The outcomes of Step 1 are:

  • Stipulation whether IMSX have the necessary expertise and experience.
    A Yes/No on whether we have the appropriate skill and experience to deliver your solution.
  • The project approach IMSX will use.
    Large organisations often require adherence to a formal approach like PMBOK or Prince 2, a smaller business may not have a preferred approach or experience in this area. IMSX matches the appropriate involvement of our own project manager to oversee and manage the project from an IMSX delivery perspective. If required, we manage aspects of the client’s deliverables as well.
  • The development or configuration approach IMSX will use.
    A number of considerations determine whether we utilise SCRUM, other Agile derivatives, Incremental, Waterfall or RAD. Influencing factors are how well the requirement is defined, how much time you have available to assist us with our queries, whether you want your IT resources involved, any preferences in approach and your contractual requirements.
  • Outcome on business cultural alignment, understanding of requirement and the effort involved.
    A Yes/No from all parties on whether there is alignment on expectation of cost, timeline, quality, effort involvement needed and whether we can work together.

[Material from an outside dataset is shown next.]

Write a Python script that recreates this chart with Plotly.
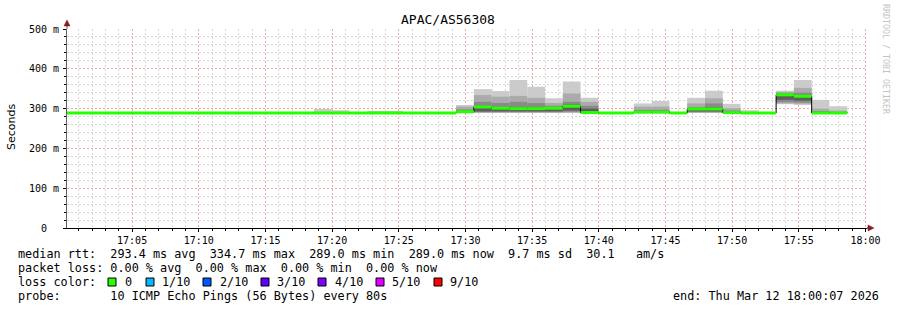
import plotly.graph_objects as go
from datetime import datetime, timedelta

# ---------------- data ----------------
title_text = "APAC/AS56308"
first_step = datetime(2026, 3, 12, 16, 59, 58)
step_seconds = 80
x_start = datetime(2026, 3, 12, 17, 0, 7)
x_end = datetime(2026, 3, 12, 18, 0, 7)

# median rtt per 80 s step (ms)
median = [289] * 22 + [292, 304, 301, 300, 300, 301, 306, 290, 289, 289, 291, 291, 289,
                       299, 299, 290, 289, 289, 334.7, 331, 289, 289]
# smoke envelope (sorted pings), outer -> inner
ping_max = [289] * 14 + [299, 296, 289, 293, 293, 289, 289, 289,
                         309, 349, 344, 372, 355, 326, 368, 327, 289, 289, 313, 319, 289,
                         327, 345, 312, 296, 289, 345, 372, 322, 306]
hi2 = [289] * 22 + [305, 334, 330, 332, 327, 314, 338, 317, 289, 289, 305, 305, 289,
                    313, 326, 301, 289, 289, 342, 352, 300, 295]
hi3 = [289] * 22 + [298, 317, 314, 317, 314, 307, 317, 307, 289, 289, 297, 297, 289,
                    303, 313, 295, 289, 289, 339, 340, 293, 291]
hi4 = [289] * 22 + [294, 306, 304, 304, 304, 303, 310, 300, 289, 289, 293, 293, 289,
                    302, 303, 292, 289, 289, 336, 333, 290, 290]
lo4 = [289] * 22 + [290, 293, 293, 293, 293, 293, 295, 289, 289, 289, 290, 290, 289,
                    293, 293, 289, 289, 289, 322, 320, 289, 289]
lo3 = [289] * 22 + [289, 291, 291, 291, 291, 291, 292, 289, 289, 289, 289, 289, 289,
                    291, 291, 289, 289, 289, 316, 315, 289, 289]
lo2 = [289] * 22 + [289, 290, 290, 290, 290, 290, 290, 289, 289, 289, 289, 289, 289,
                    290, 290, 289, 289, 289, 313, 312, 289, 289]
ping_min = [289] * 22 + [289] * 18 + [311, 309, 289, 289]

y_tick_vals = [0, 100, 200, 300, 400, 500]
y_tick_text = ["0\u00a0\u00a0", "100 m", "200 m", "300 m", "400 m", "500 m"]

stats_rows = [
    "median rtt:  293.4 ms avg  334.7 ms max  289.0 ms min  289.0 ms now  9.7 ms sd  30.1   am/s",
    "packet loss: 0.00 % avg  0.00 % max  0.00 % min  0.00 % now",
]
loss_labels = ["0", "1/10", "2/10", "3/10", "4/10", "5/10", "9/10"]
loss_colors = ["#26ff00", "#00b8ff", "#0059ff", "#5e00ff", "#7e00ff", "#dd00ff", "#ff0000"]
probe_text = "probe:       10 ICMP Echo Pings (56 Bytes) every 80s"
end_text = "end: Thu Mar 12 18:00:07 2026"

# ---------------- layout constants ----------------
W, H = 897, 310
L, R, T, B = 67, 30, 29, 82
PW, PH = W - L - R, H - T - B
MONO = "DejaVu Sans Mono"
LEG_SIZE = 11.8


def px(xp):
    return (xp - L) / PW


def py(yp):
    return (H - B - yp) / PH


def nb(s):
    return s.replace(" ", "\u00a0")


n = len(median)
starts = [first_step + timedelta(seconds=step_seconds * k) for k in range(n)]
centers = [s + timedelta(seconds=step_seconds / 2) for s in starts]
ends = [s + timedelta(seconds=step_seconds) for s in starts]

fig = go.Figure()

bands = [
    (ping_min, ping_max, "#cbcbcb"),
    (lo2, hi2, "#ababab"),
    (lo3, hi3, "#8a8a8a"),
    (lo4, hi4, "#5e5e5e"),
]
for lo, hi, col in bands:
    fig.add_trace(go.Bar(
        x=centers, base=lo, y=[h - l for h, l in zip(hi, lo)],
        width=step_seconds * 1000,
        marker=dict(color=col, line=dict(width=0)),
        hoverinfo="skip", showlegend=False,
    ))

# thin black median (step) line
bx, by = [], []
for s, e, m in zip(starts, ends, median):
    bx += [s, e]
    by += [m, m]
fig.add_trace(go.Scatter(x=bx, y=by, mode="lines", line=dict(color="#000000", width=1),
                         hoverinfo="skip", showlegend=False))

# loss-coloured median segments
gx, gy = [], []
for s, e, m in zip(starts, ends, median):
    gx += [s, e, None]
    gy += [m, m, None]
fig.add_trace(go.Scatter(x=gx, y=gy, mode="lines", line=dict(color="#26ff00", width=3),
                         hoverinfo="skip", showlegend=False))

# grid positions: minor every minute / 20 ms, excluding the major ones
hour0 = datetime(2026, 3, 12, 17, 0, 0)
x_minor = [hour0 + timedelta(minutes=i) for i in range(1, 61) if i % 5 != 0]
y_minor = [v for v in range(0, 501, 20) if v % 100 != 0]

major_col = "rgba(225,80,80,0.5)"
minor_col = "#d6d6d6"
gdash = "2px,2px"
fig.update_layout(
    width=W, height=H, margin=dict(l=L, r=R, t=T, b=B),
    paper_bgcolor="white", plot_bgcolor="white",
    barmode="overlay", showlegend=False,
    font=dict(family=MONO, size=10, color="#000000"),
)
fig.update_xaxes(
    type="date", range=[x_start, x_end], tickformat="%H:%M",
    tick0="2026-03-12 17:00:00", dtick=300000,
    showgrid=True, gridcolor=major_col, griddash=gdash, gridwidth=1,
    showline=True, linecolor="#000000", linewidth=1,
    ticks="outside", ticklen=3, tickcolor="#000000",
    tickfont=dict(family=MONO, size=10, color="#000000"),
    minor=dict(tickmode="array", tickvals=x_minor, showgrid=True,
               gridcolor=minor_col, griddash=gdash, ticks="outside", ticklen=2,
               tickcolor="#000000"),
    zeroline=False, fixedrange=True,
)
fig.update_yaxes(
    range=[0, 500], tickmode="array", tickvals=y_tick_vals, ticktext=y_tick_text,
    showgrid=True, gridcolor=major_col, griddash=gdash, gridwidth=1,
    showline=True, linecolor="#606060", linewidth=1,
    ticks="outside", ticklen=3, tickcolor="#000000",
    tickfont=dict(family=MONO, size=10, color="#000000"),
    minor=dict(tickmode="array", tickvals=y_minor, showgrid=True, gridcolor=minor_col,
               griddash=gdash, ticks="outside", ticklen=2, tickcolor="#000000"),
    zeroline=False, fixedrange=True, ticklabelstandoff=2,
)

ann = []
ann.append(dict(text=title_text, x=px(448), y=py(20), xref="paper", yref="paper",
                showarrow=False, xanchor="center", yanchor="middle",
                font=dict(family=MONO, size=13, color="#000000")))
ann.append(dict(text="Seconds", x=px(11), y=py(127), xref="paper", yref="paper",
                showarrow=False, textangle=-90, xanchor="center", yanchor="middle",
                font=dict(family="DejaVu Sans", size=11, color="#000000")))
ann.append(dict(text=nb("RRDTOOL / TOBI OETIKER"), x=px(886), y=py(59), xref="paper", yref="paper",
                showarrow=False, textangle=90, xanchor="center", yanchor="middle",
                font=dict(family=MONO, size=8.3, color="#c4c4c4")))
row_y = [254, 268, 282, 296]
for i, row in enumerate(stats_rows):
    ann.append(dict(text=nb(row), x=px(16), y=py(row_y[i]), xref="paper", yref="paper",
                    showarrow=False, xanchor="left", yanchor="middle",
                    font=dict(family=MONO, size=LEG_SIZE, color="#000000")))
ann.append(dict(text=nb("loss color:"), x=px(16), y=py(row_y[2]), xref="paper", yref="paper",
                showarrow=False, xanchor="left", yanchor="middle",
                font=dict(family=MONO, size=LEG_SIZE, color="#000000")))
sq_x = [108, 146, 203, 261, 318, 376, 434]
lab_x = [123, 160, 218, 275, 333, 390, 448]
shapes = []
for sx, lx, lab, col in zip(sq_x, lab_x, loss_labels, loss_colors):
    shapes.append(dict(type="rect", xref="paper", yref="paper",
                       x0=px(sx), x1=px(sx + 8), y0=py(row_y[2] + 4), y1=py(row_y[2] - 4),
                       fillcolor=col, line=dict(color="#000000", width=1)))
    ann.append(dict(text=lab, x=px(lx), y=py(row_y[2]), xref="paper", yref="paper",
                    showarrow=False, xanchor="left", yanchor="middle",
                    font=dict(family=MONO, size=LEG_SIZE, color="#000000")))
ann.append(dict(text=nb(probe_text), x=px(16), y=py(row_y[3]), xref="paper", yref="paper",
                showarrow=False, xanchor="left", yanchor="middle",
                font=dict(family=MONO, size=LEG_SIZE, color="#000000")))
ann.append(dict(text=nb(end_text), x=px(881), y=py(row_y[3]), xref="paper", yref="paper",
                showarrow=False, xanchor="right", yanchor="middle",
                font=dict(family=MONO, size=LEG_SIZE, color="#000000")))

# axis arrows
arrow_col = "#8b1a1a"
shapes.append(dict(type="line", xref="paper", yref="paper", x0=px(67), x1=px(67),
                   y0=1, y1=py(24), line=dict(color="#606060", width=1)))
shapes.append(dict(type="path", xref="paper", yref="paper",
                   path=f"M {px(64)},{py(26)} L {px(70)},{py(26)} L {px(67)},{py(20)} Z",
                   fillcolor=arrow_col, line=dict(color=arrow_col, width=0.5)))
shapes.append(dict(type="line", xref="paper", yref="paper", x0=1, x1=px(870),
                   y0=0, y1=0, line=dict(color="#000000", width=1)))
shapes.append(dict(type="path", xref="paper", yref="paper",
                   path=f"M {px(868)},{py(225)} L {px(868)},{py(231)} L {px(874)},{py(228)} Z",
                   fillcolor=arrow_col, line=dict(color=arrow_col, width=0.5)))

fig.update_layout(annotations=ann, shapes=shapes)
fig.write_html("out.html")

At this stage we would have only had a brief time to understand your organisation and requirement. To achieve a best estimate we rely on our past experiences of similar solutions. Alternatively we consider the complexity of the functionality required or the maturity of the technology area we are developing/ configuring in. The estimate as a result can be out by a large margin; however, it is very useful as a measure for budgetary expectations.

Step 2

Step 2 – Scoping, proof of concept and requirement definition (paid)

It is necessary to have a scope that includes a work breakdown structure, irrespective of the project development or configuration approach used. In doing so, it allows for initial assessment of the necessary number of sprints/iterations/phases/cycles and the project steps required to ensure timelines are met, quality is maintained and acceptance testing is achieved.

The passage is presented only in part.